By contrast, Google is estimated to earn $30 per PC per year. What's more, Google CEO Larry Page recently claimed revenue from mobile was now running at $2.5 billion. So $2.5 billion minus $0.55 billion leaves roughly $2 billion on the table. Where does it come from?

The figures also suggest that Apple devices such as the iPhone, which use products such as its Maps as well as Google Search in its Safari browser, generated more than four times as much revenue for Google as its own handsets in the same period.

Yowza.

Google originally fielded Android in part so that it could never be frozen out of mobile, where they and everyone else saw the future was headed at an accelerating pace. Yet fielding Android caused a schism with Apple, so much so that the late Steve Jobs vowed "thermonuclear war" to stop what he considered to be "stolen property". It also gave the carriers a powerful OS to do with what they will (and if we can agree on anything, it's that the carriers are more "evil" than Apple and Google squared).
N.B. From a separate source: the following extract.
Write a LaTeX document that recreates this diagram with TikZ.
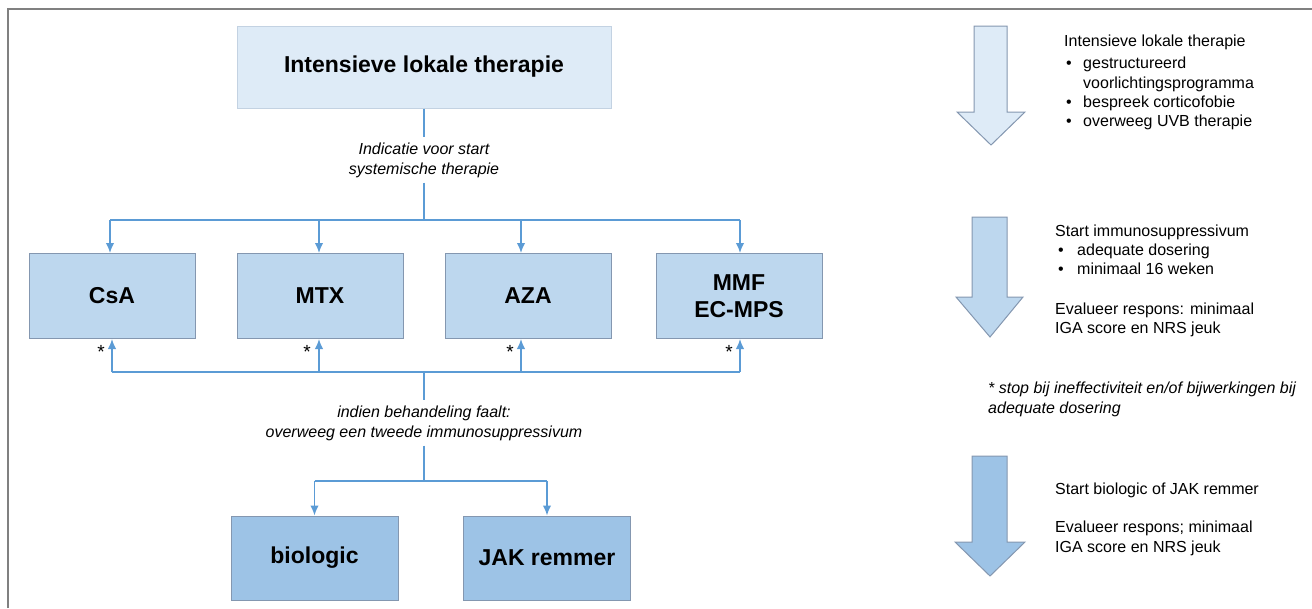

Now, four years later, despite attacking Apple as being the enemy of openness, despite giving control of the user experience back to carriers, despite creating an uncertain update and compatibility environment for a growing segment of the smartphone market, they remain the default search and map engine on iOS, and iOS remains Google's most valuable mobile platform. By far.

Money isn't everything, of course, but it is supposed the be the goal of a for-profit company like Google. So if there's no money, and no end-user benefit (thanks to the carriers), maybe it's time for Google to re-evaluate both their relationship with Apple and/or their responsibility to end-users?